3) Disconferma – da un punto di vista eziologico è una dinamica altamente patologica. La letteratura riporta casi in cui nei contesti familiari la disconferma è uno dei fattori che provocano gravi patologie. Rispetto ad altre modalità comunicative c’è l’interdizione dell’interlocutore: tu non esisti! Se ciò avviene in modo reiterato provoca un break down, una rottura. La modalità è trascurare il coniuge, non preoccuparsi di quello che prova, togliere valore ai suoi comportamenti e ai suoi sentimenti, non riconoscerne l’esistenza. La persona viene messa in una condizione psichica di perenne disagio generando in lei situazioni di angoscia, creando un vuoto per la privazione di coordinate relazionali. Qui intervengono le patologie psicosomatiche (cefalea, gastrite, disturbi alimentari e del sonno, disturbi nella sfera sessuale e di adattamento, patologie ansio-depressive, traumatici da stress e calo del tono dell’umore) che possono anche indurre la persona a gesti autolesionistici, oggi utilizzati in sede legale.

La difesa della donna

Teresa Manente, responsabile dell’ufficio legale di Differenza Donna, esperta nella difesa dei diritti della donna sulla violenza di genere, ha spiegato che queste situazioni dolorose sono fenomeni diffusi e in aumento.
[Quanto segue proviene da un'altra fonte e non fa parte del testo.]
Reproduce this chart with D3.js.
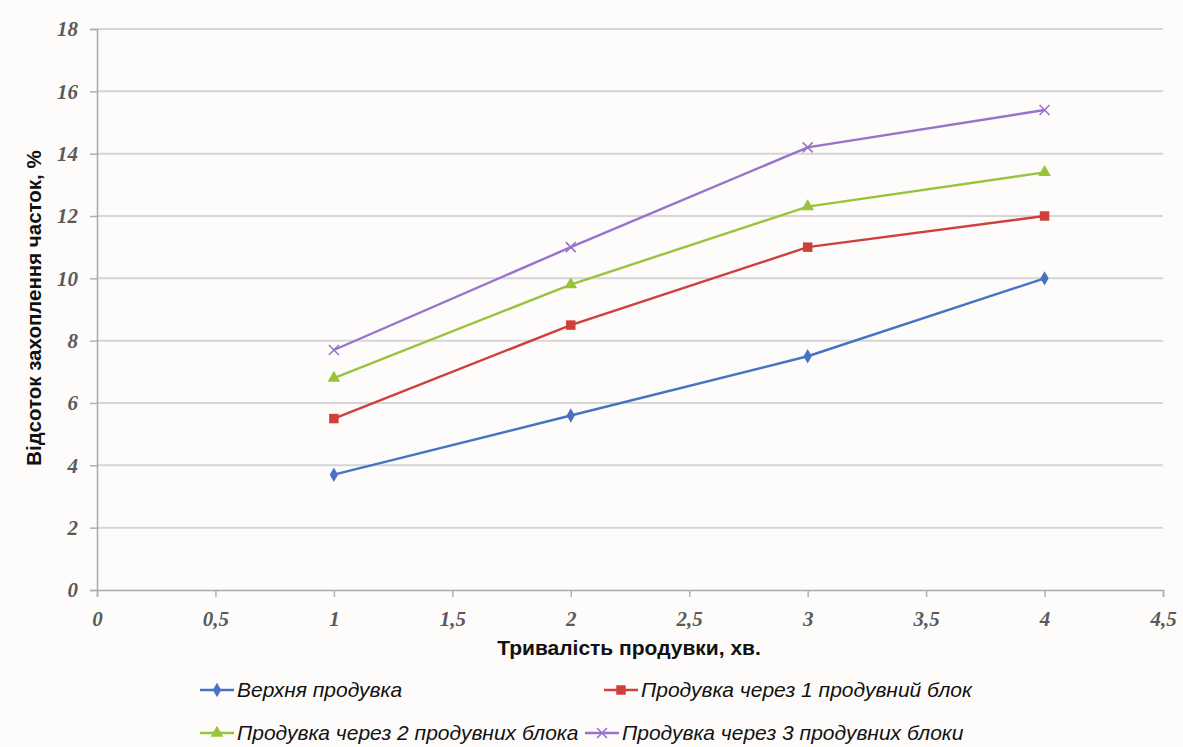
<!DOCTYPE html>
<html lang="uk">
<head>
<meta charset="utf-8">
<title>Відсоток захоплення часток</title>
<script src="https://cdn.jsdelivr.net/npm/d3@7"></script>
<style>
  body { margin: 0; background: #fdfcfa; }
  svg { display: block; }
</style>
</head>
<body>
<script>
// data
var durations = [1, 2, 3, 4];
var seriesNames = [
  "Верхня продувка",
  "Продувка через 1 продувний блок",
  "Продувка через 2 продувних блока",
  "Продувка через 3 продувних блоки"
];
var topBlow = [3.7, 5.6, 7.5, 10.0];
var oneBlock = [5.5, 8.5, 11.0, 12.0];
var twoBlocks = [6.8, 9.8, 12.3, 13.4];
var threeBlocks = [7.7, 11.0, 14.2, 15.4];
var xTicks = [0, 0.5, 1, 1.5, 2, 2.5, 3, 3.5, 4, 4.5];
var yTicks = [0, 2, 4, 6, 8, 10, 12, 14, 16, 18];

var width = 1183, height = 747;
var margin = {left: 97, right: 20, top: 29, bottom: 157};

var colors = ["#4a72c4", "#cf3f3b", "#98c43c", "#9a72cc"];
var symbols = [d3.symbolDiamond, d3.symbolSquare, d3.symbolTriangle, d3.symbolCross];
var sizes = [60, 90, 70, 0];

var allSeries = [topBlow, oneBlock, twoBlocks, threeBlocks];

var svg = d3.select("body").append("svg")
  .attr("width", width)
  .attr("height", height);

var x = d3.scaleLinear().domain([0, 4.5]).range([margin.left, width - margin.right]);
var y = d3.scaleLinear().domain([0, 18]).range([height - margin.bottom, margin.top]);

// grid lines
svg.append("g")
  .selectAll("line")
  .data(yTicks.slice(1))
  .enter().append("line")
  .attr("x1", x(0)).attr("x2", x(4.5))
  .attr("y1", d => y(d)).attr("y2", d => y(d))
  .attr("stroke", "#d6d6d6")
  .attr("stroke-width", 2);

// y axis
var yAxis = svg.append("g")
  .attr("transform", "translate(" + x(0) + ",0)")
  .call(d3.axisLeft(y).tickValues(yTicks).tickSize(7).tickPadding(12).tickFormat(d3.format("d")));

// x axis
var xAxis = svg.append("g")
  .attr("transform", "translate(0," + y(0) + ")")
  .call(d3.axisBottom(x).tickValues(xTicks).tickSize(7).tickPadding(17)
    .tickFormat(d => String(d).replace(".", ",")));

[xAxis, yAxis].forEach(function (a) {
  a.select(".domain").attr("stroke", "#a8a8a8").attr("stroke-width", 1.5);
  a.selectAll(".tick line").attr("stroke", "#b0b0b0").attr("stroke-width", 1.5);
  a.selectAll(".tick text")
    .attr("fill", "#5a5a5a")
    .style("font-family", "'Liberation Serif', serif")
    .style("font-style", "italic")
    .style("font-weight", "bold")
    .style("font-size", "21px");
});
xAxis.selectAll(".tick text").attr("dy", "0.55em");

// axis titles
svg.append("text")
  .attr("x", x(2.25) - 1)
  .attr("y", 655)
  .attr("text-anchor", "middle")
  .style("font-family", "'Liberation Sans', Arial, sans-serif")
  .style("font-weight", "bold")
  .style("font-size", "21px")
  .attr("fill", "#111")
  .text("Тривалість продувки, хв.");

svg.append("text")
  .attr("transform", "translate(41," + 308 + ")rotate(-90)")
  .attr("text-anchor", "middle")
  .style("font-family", "'Liberation Sans', Arial, sans-serif")
  .style("font-weight", "bold")
  .style("font-size", "20.5px")
  .attr("fill", "#111")
  .text("Відсоток захоплення часток, %");

// lines
var line = d3.line()
  .x((d, i) => x(durations[i]))
  .y(d => y(d));

function drawMarker(g, k, px, py) {
  if (k === 3) {
    g.append("path")
      .attr("d", "M" + (px - 5) + "," + (py - 5) + "L" + (px + 5) + "," + (py + 5) +
        "M" + (px - 5) + "," + (py + 5) + "L" + (px + 5) + "," + (py - 5))
      .attr("stroke", colors[k]).attr("stroke-width", 1.6).attr("fill", "none");
  } else {
    g.append("path")
      .attr("d", d3.symbol().type(symbols[k]).size(sizes[k])())
      .attr("transform", "translate(" + px + "," + py + ")")
      .attr("fill", colors[k]);
  }
}

allSeries.forEach(function (vals, k) {
  var g = svg.append("g");
  g.append("path")
    .datum(vals)
    .attr("d", line)
    .attr("fill", "none")
    .attr("stroke", colors[k])
    .attr("stroke-width", 2.4);
  vals.forEach(function (v, i) {
    drawMarker(g, k, x(durations[i]), y(v));
  });
});

// legend
var legendPos = [[200, 690], [604, 690], [200, 733], [585, 733]];
seriesNames.forEach(function (name, k) {
  var g = svg.append("g").attr("transform", "translate(" + legendPos[k][0] + "," + legendPos[k][1] + ")");
  g.append("line")
    .attr("x1", 0).attr("x2", 34).attr("y1", 0).attr("y2", 0)
    .attr("stroke", colors[k]).attr("stroke-width", 2.4);
  drawMarker(g, k, 17, 0);
  g.append("text")
    .attr("x", 37)
    .attr("y", 0)
    .attr("dy", "0.35em")
    .style("font-family", "'Liberation Sans', Arial, sans-serif")
    .style("font-style", "italic")
    .style("font-size", "21px")
    .attr("fill", "#111")
    .text(name);
});
</script>
</body>
</html>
Il mobbing familiare – ha commentato la penalista – è un fenomeno che sta prendendo piede in situazioni in cui la donna è libera, economicamente autonoma e riveste alti ruoli sociali all’interno della famiglia. Il coniuge in questi casi adotta un esercizio di potere, e la disconferma viene spesso denunciata da donne che hanno raggiunto ruoli apicali.

Da circa dieci anni è stato riconosciuto in cassazione il reato di maltrattamento psicologico, che sino prima si configurava solo se era presente una violenza fisica. La Convenzione di Istanbul riconosce oggi, oltre al maltrattamento psicologico, anche la violenza economica. Le leggi ci sono, quello che manca è l’applicazione per il persistere di stereotipi radicati nella nostra cultura – ha concluso Manente.